:: Available data ::

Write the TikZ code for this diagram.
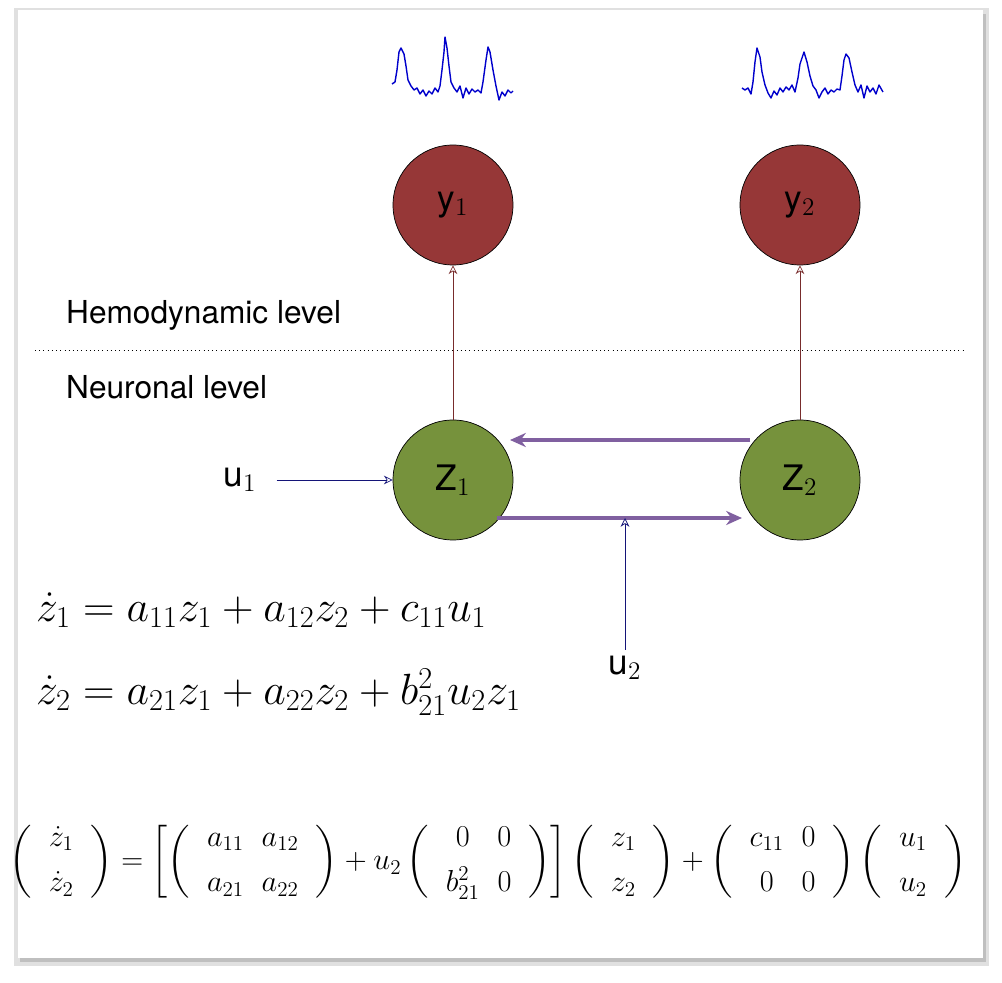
\documentclass[tikz,border=0pt]{standalone}
\usepackage{amsmath}
\usepackage{fontspec}
\setmainfont{TeX Gyre Heros}
\usetikzlibrary{arrows.meta,positioning,calc}
\definecolor{hemored}{RGB}{150,55,55}
\definecolor{neurogreen}{RGB}{118,146,60}
\definecolor{linkpurple}{RGB}{128,96,160}
\definecolor{inputblue}{RGB}{20,20,120}
\begin{document}
\begin{tikzpicture}[x=0.02cm,y=-0.02cm,
    region/.style = {shape=circle, draw=black, minimum size=2.4cm, font=\fontsize{20}{22}\selectfont},
    hemo/.style = {region, fill=hemored},
    neuro/.style = {region, fill=neurogreen},
    readout/.style = {->, >={Stealth[length=5pt,width=5pt,open]}, hemored!80!black, thin},
    coupling/.style = {-{Stealth[length=9pt,width=8pt]}, linkpurple, line width=2.6pt},
    drive/.style = {->, >={Stealth[length=5pt,width=5pt,open]}, inputblue, thin},
    bold/.style = {blue!80!black, line width=0.8pt, line join=round}]
    \useasboundingbox (0,0) rectangle (1002,983);
    % panel with shadow
    \fill[black!12] (14,8) rectangle (989,966);
    \fill[black!25] (20,14) rectangle (986,962);
    \fill[white] (18,10) rectangle (983,958);
    % regions
    \node[hemo] (y1) at (453,205) {y$_1$};
    \node[hemo] (y2) at (800,205) {y$_2$};
    \node[neuro] (z1) at (453,480) {Z$_1$};
    \node[neuro] (z2) at (800,480) {Z$_2$};
    % levels
    \draw[dotted] (35,350) -- (965,350);
    \node[anchor=west, font=\fontsize{18}{20}\selectfont] (hemolevel) at (60,315) {Hemodynamic level};
    \node[anchor=west, font=\fontsize{18}{20}\selectfont] (neurolevel) at (60,387) {Neuronal level};
    \draw[readout] (z1) -- (y1);
    \draw[readout] (z2) -- (y2);
    % coupling
    \coordinate (c21a) at (750,440);
    \coordinate (c21b) at (510,440);
    \coordinate (c12a) at (497,518);
    \coordinate (c12b) at (742,518);
    \draw[coupling] (c21a) -- (c21b);
    \draw[coupling] (c12a) -- (c12b);
    % inputs
    \node[font=\fontsize{20}{22}\selectfont] (u1) at (240,480) {u$_1$};
    \node[font=\fontsize{20}{22}\selectfont] (u2) at (625,668) {u$_2$};
    \coordinate (m) at (625,518);
    \draw[drive] (u1.east) ++(14,0) -- (z1.west);
    \draw[drive] (u2.north) -- (m);
    % BOLD traces
    \draw[bold] (392,84) -- (395,82) -- (397,70) -- (399,52) -- (401,48) -- (404,54) -- (406,66) -- (408,80) -- (411,86) -- (414,90) -- (417,88) -- (420,94) -- (423,90) -- (426,96) -- (429,91) -- (432,94) -- (435,88) -- (438,92) -- (440,86) -- (442,70) -- (444,52) -- (445,37) -- (447,48) -- (449,66) -- (451,82) -- (454,88) -- (457,92) -- (460,86) -- (463,98) -- (466,88) -- (469,94) -- (472,89) -- (475,92) -- (478,90) -- (481,93) -- (483,82) -- (486,60) -- (488,47) -- (490,52) -- (493,70) -- (496,86) -- (499,100) -- (502,92) -- (505,96) -- (508,90) -- (511,93) -- (513,91);
    \draw[bold] (742,88) -- (745,90) -- (748,88) -- (751,94) -- (753,82) -- (755,62) -- (757,48) -- (760,57) -- (762,72) -- (765,85) -- (768,93) -- (771,98) -- (774,91) -- (777,95) -- (780,88) -- (783,92) -- (786,87) -- (789,90) -- (792,85) -- (795,92) -- (798,78) -- (800,64) -- (802,58) -- (804,52) -- (807,62) -- (810,76) -- (813,86) -- (816,90) -- (819,98) -- (822,92) -- (825,88) -- (828,94) -- (831,90) -- (834,92) -- (837,89) -- (840,90) -- (842,76) -- (844,60) -- (846,54) -- (849,58) -- (852,72) -- (855,85) -- (858,92) -- (861,85) -- (864,98) -- (867,86) -- (870,92) -- (873,88) -- (876,94) -- (879,85) -- (883,92);
    % equations
    \node[anchor=west, font=\fontsize{25}{28}\selectfont] (eq1) at (30,610)
        {$\dot z_1 = a_{11}z_1 + a_{12}z_2 + c_{11}u_1$};
    \node[anchor=west, font=\fontsize{25}{28}\selectfont] (eq2) at (30,692)
        {$\dot z_2 = a_{21}z_1 + a_{22}z_2 + b^2_{21}u_2z_1$};
    \node[font=\fontsize{17}{20}\selectfont] (eqm) at (488,862)
        {$\begin{pmatrix}\;\;\dot z_1\;\;\\[6pt] \;\;\dot z_2\;\;\end{pmatrix}
        = \left[\begin{pmatrix}\;\;a_{11} & a_{12}\;\;\\[6pt] \;\;a_{21} & a_{22}\;\;\end{pmatrix}
        + u_2\begin{pmatrix}\;\;0 & 0\;\;\\[6pt] \;\;b^2_{21} & 0\;\;\end{pmatrix}\right]
        \begin{pmatrix}\;\;z_1\;\;\\[6pt] \;\;z_2\;\;\end{pmatrix}
        + \begin{pmatrix}\;\;c_{11} & 0\;\;\\[6pt] \;\;0 & 0\;\;\end{pmatrix}
        \begin{pmatrix}\;\;u_1\;\;\\[6pt] \;\;u_2\;\;\end{pmatrix}$};
\end{tikzpicture}
\end{document}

:::

### What to produce
All of the data above should be quoted exactly, except for the pictures.

### Exercise output
Write the TikZ code for this diagram.
\documentclass[tikz,border=0pt]{standalone}
\usepackage{amsmath}
\usepackage{fontspec}
\setmainfont{TeX Gyre Heros}
\usetikzlibrary{arrows.meta,positioning,calc}
\definecolor{hemored}{RGB}{150,55,55}
\definecolor{neurogreen}{RGB}{118,146,60}
\definecolor{linkpurple}{RGB}{128,96,160}
\definecolor{inputblue}{RGB}{20,20,120}
\begin{document}
\begin{tikzpicture}[x=0.02cm,y=-0.02cm,
    region/.style = {shape=circle, draw=black, minimum size=2.4cm, font=\fontsize{20}{22}\selectfont},
    hemo/.style = {region, fill=hemored},
    neuro/.style = {region, fill=neurogreen},
    readout/.style = {->, >={Stealth[length=5pt,width=5pt,open]}, hemored!80!black, thin},
    coupling/.style = {-{Stealth[length=9pt,width=8pt]}, linkpurple, line width=2.6pt},
    drive/.style = {->, >={Stealth[length=5pt,width=5pt,open]}, inputblue, thin},
    bold/.style = {blue!80!black, line width=0.8pt, line join=round}]
    \useasboundingbox (0,0) rectangle (1002,983);
    % panel with shadow
    \fill[black!12] (14,8) rectangle (989,966);
    \fill[black!25] (20,14) rectangle (986,962);
    \fill[white] (18,10) rectangle (983,958);
    % regions
    \node[hemo] (y1) at (453,205) {y$_1$};
    \node[hemo] (y2) at (800,205) {y$_2$};
    \node[neuro] (z1) at (453,480) {Z$_1$};
    \node[neuro] (z2) at (800,480) {Z$_2$};
    % levels
    \draw[dotted] (35,350) -- (965,350);
    \node[anchor=west, font=\fontsize{18}{20}\selectfont] (hemolevel) at (60,315) {Hemodynamic level};
    \node[anchor=west, font=\fontsize{18}{20}\selectfont] (neurolevel) at (60,387) {Neuronal level};
    \draw[readout] (z1) -- (y1);
    \draw[readout] (z2) -- (y2);
    % coupling
    \coordinate (c21a) at (750,440);
    \coordinate (c21b) at (510,440);
    \coordinate (c12a) at (497,518);
    \coordinate (c12b) at (742,518);
    \draw[coupling] (c21a) -- (c21b);
    \draw[coupling] (c12a) -- (c12b);
    % inputs
    \node[font=\fontsize{20}{22}\selectfont] (u1) at (240,480) {u$_1$};
    \node[font=\fontsize{20}{22}\selectfont] (u2) at (625,668) {u$_2$};
    \coordinate (m) at (625,518);
    \draw[drive] (u1.east) ++(14,0) -- (z1.west);
    \draw[drive] (u2.north) -- (m);
    % BOLD traces
    \draw[bold] (392,84) -- (395,82) -- (397,70) -- (399,52) -- (401,48) -- (404,54) -- (406,66) -- (408,80) -- (411,86) -- (414,90) -- (417,88) -- (420,94) -- (423,90) -- (426,96) -- (429,91) -- (432,94) -- (435,88) -- (438,92) -- (440,86) -- (442,70) -- (444,52) -- (445,37) -- (447,48) -- (449,66) -- (451,82) -- (454,88) -- (457,92) -- (460,86) -- (463,98) -- (466,88) -- (469,94) -- (472,89) -- (475,92) -- (478,90) -- (481,93) -- (483,82) -- (486,60) -- (488,47) -- (490,52) -- (493,70) -- (496,86) -- (499,100) -- (502,92) -- (505,96) -- (508,90) -- (511,93) -- (513,91);
    \draw[bold] (742,88) -- (745,90) -- (748,88) -- (751,94) -- (753,82) -- (755,62) -- (757,48) -- (760,57) -- (762,72) -- (765,85) -- (768,93) -- (771,98) -- (774,91) -- (777,95) -- (780,88) -- (783,92) -- (786,87) -- (789,90) -- (792,85) -- (795,92) -- (798,78) -- (800,64) -- (802,58) -- (804,52) -- (807,62) -- (810,76) -- (813,86) -- (816,90) -- (819,98) -- (822,92) -- (825,88) -- (828,94) -- (831,90) -- (834,92) -- (837,89) -- (840,90) -- (842,76) -- (844,60) -- (846,54) -- (849,58) -- (852,72) -- (855,85) -- (858,92) -- (861,85) -- (864,98) -- (867,86) -- (870,92) -- (873,88) -- (876,94) -- (879,85) -- (883,92);
    % equations
    \node[anchor=west, font=\fontsize{25}{28}\selectfont] (eq1) at (30,610)
        {$\dot z_1 = a_{11}z_1 + a_{12}z_2 + c_{11}u_1$};
    \node[anchor=west, font=\fontsize{25}{28}\selectfont] (eq2) at (30,692)
        {$\dot z_2 = a_{21}z_1 + a_{22}z_2 + b^2_{21}u_2z_1$};
    \node[font=\fontsize{17}{20}\selectfont] (eqm) at (488,862)
        {$\begin{pmatrix}\;\;\dot z_1\;\;\\[6pt] \;\;\dot z_2\;\;\end{pmatrix}
        = \left[\begin{pmatrix}\;\;a_{11} & a_{12}\;\;\\[6pt] \;\;a_{21} & a_{22}\;\;\end{pmatrix}
        + u_2\begin{pmatrix}\;\;0 & 0\;\;\\[6pt] \;\;b^2_{21} & 0\;\;\end{pmatrix}\right]
        \begin{pmatrix}\;\;z_1\;\;\\[6pt] \;\;z_2\;\;\end{pmatrix}
        + \begin{pmatrix}\;\;c_{11} & 0\;\;\\[6pt] \;\;0 & 0\;\;\end{pmatrix}
        \begin{pmatrix}\;\;u_1\;\;\\[6pt] \;\;u_2\;\;\end{pmatrix}$};
\end{tikzpicture}
\end{document}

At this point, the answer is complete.